◆ **Stated problem**: From the first line of the listing below, retype each line up to and including the one with "0.405, 0.435, 0.452]"; pictures stay out.

<<<<

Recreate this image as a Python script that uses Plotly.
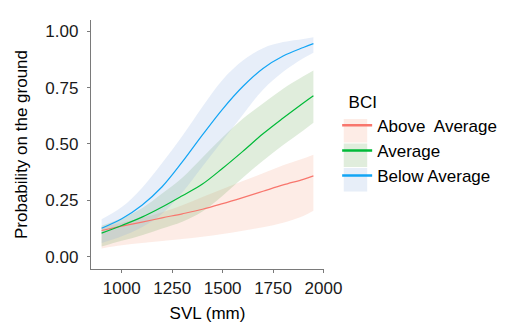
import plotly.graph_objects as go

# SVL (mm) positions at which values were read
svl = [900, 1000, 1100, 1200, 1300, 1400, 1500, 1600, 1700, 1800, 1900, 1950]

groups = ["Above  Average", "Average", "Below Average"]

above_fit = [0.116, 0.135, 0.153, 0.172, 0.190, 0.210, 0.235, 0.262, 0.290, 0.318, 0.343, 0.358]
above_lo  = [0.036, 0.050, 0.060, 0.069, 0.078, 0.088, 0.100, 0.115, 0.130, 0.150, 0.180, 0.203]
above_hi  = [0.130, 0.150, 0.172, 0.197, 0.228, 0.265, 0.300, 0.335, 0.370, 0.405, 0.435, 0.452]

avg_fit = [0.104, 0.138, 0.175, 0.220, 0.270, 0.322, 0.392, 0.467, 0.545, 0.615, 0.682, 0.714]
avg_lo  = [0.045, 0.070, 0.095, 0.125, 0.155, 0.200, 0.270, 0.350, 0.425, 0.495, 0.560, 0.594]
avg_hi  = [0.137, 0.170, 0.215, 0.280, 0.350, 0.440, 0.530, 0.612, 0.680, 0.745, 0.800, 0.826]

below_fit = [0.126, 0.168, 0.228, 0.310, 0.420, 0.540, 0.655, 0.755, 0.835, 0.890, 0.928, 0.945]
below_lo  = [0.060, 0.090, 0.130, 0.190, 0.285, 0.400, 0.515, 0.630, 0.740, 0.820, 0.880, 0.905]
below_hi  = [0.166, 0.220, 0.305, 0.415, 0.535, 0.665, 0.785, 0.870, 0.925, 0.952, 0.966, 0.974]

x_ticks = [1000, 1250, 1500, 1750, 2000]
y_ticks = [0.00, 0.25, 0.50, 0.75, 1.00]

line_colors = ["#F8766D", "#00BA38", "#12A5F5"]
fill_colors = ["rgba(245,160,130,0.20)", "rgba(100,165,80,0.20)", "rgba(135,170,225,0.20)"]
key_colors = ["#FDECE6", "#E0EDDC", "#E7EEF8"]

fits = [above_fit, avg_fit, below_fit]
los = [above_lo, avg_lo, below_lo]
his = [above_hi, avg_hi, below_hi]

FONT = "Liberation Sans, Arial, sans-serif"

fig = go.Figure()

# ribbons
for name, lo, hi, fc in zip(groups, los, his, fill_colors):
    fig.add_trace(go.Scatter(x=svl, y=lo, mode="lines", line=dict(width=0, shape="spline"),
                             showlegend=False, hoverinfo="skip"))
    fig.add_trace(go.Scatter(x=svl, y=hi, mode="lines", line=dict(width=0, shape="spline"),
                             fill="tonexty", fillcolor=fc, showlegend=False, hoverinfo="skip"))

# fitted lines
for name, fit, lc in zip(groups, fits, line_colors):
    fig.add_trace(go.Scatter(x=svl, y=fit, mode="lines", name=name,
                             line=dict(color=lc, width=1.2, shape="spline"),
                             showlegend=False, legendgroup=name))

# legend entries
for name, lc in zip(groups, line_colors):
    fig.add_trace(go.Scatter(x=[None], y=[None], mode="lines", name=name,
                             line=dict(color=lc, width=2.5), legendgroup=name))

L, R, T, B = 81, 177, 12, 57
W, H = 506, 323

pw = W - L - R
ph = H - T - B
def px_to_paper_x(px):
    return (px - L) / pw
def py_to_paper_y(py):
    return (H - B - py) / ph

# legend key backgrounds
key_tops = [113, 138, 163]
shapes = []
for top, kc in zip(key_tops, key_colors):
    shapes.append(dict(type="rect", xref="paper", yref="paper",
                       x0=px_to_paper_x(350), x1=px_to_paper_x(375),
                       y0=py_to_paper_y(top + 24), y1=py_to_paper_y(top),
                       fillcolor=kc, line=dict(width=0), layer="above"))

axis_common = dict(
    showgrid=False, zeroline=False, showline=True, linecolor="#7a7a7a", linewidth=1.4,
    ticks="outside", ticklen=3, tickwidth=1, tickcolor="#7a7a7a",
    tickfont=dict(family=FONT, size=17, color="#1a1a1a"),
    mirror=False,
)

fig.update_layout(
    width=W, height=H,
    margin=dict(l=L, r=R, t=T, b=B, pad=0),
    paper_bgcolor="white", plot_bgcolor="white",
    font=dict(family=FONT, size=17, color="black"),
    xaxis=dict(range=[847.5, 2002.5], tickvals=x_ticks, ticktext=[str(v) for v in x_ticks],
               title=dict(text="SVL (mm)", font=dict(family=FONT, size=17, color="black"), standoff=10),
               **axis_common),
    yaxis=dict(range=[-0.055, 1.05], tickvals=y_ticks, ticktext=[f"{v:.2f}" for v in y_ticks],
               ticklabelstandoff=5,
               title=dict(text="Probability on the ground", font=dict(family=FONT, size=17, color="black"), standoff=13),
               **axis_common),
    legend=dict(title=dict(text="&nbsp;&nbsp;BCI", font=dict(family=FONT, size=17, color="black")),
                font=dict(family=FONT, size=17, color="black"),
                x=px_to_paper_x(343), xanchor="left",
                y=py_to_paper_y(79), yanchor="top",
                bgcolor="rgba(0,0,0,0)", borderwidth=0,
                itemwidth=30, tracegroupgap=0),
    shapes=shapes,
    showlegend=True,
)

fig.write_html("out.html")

>>>>

◆ **The output**:
Recreate this image as a Python script that uses Plotly.
import plotly.graph_objects as go

# SVL (mm) positions at which values were read
svl = [900, 1000, 1100, 1200, 1300, 1400, 1500, 1600, 1700, 1800, 1900, 1950]

groups = ["Above  Average", "Average", "Below Average"]

above_fit = [0.116, 0.135, 0.153, 0.172, 0.190, 0.210, 0.235, 0.262, 0.290, 0.318, 0.343, 0.358]
above_lo  = [0.036, 0.050, 0.060, 0.069, 0.078, 0.088, 0.100, 0.115, 0.130, 0.150, 0.180, 0.203]
above_hi  = [0.130, 0.150, 0.172, 0.197, 0.228, 0.265, 0.300, 0.335, 0.370, 0.405, 0.435, 0.452]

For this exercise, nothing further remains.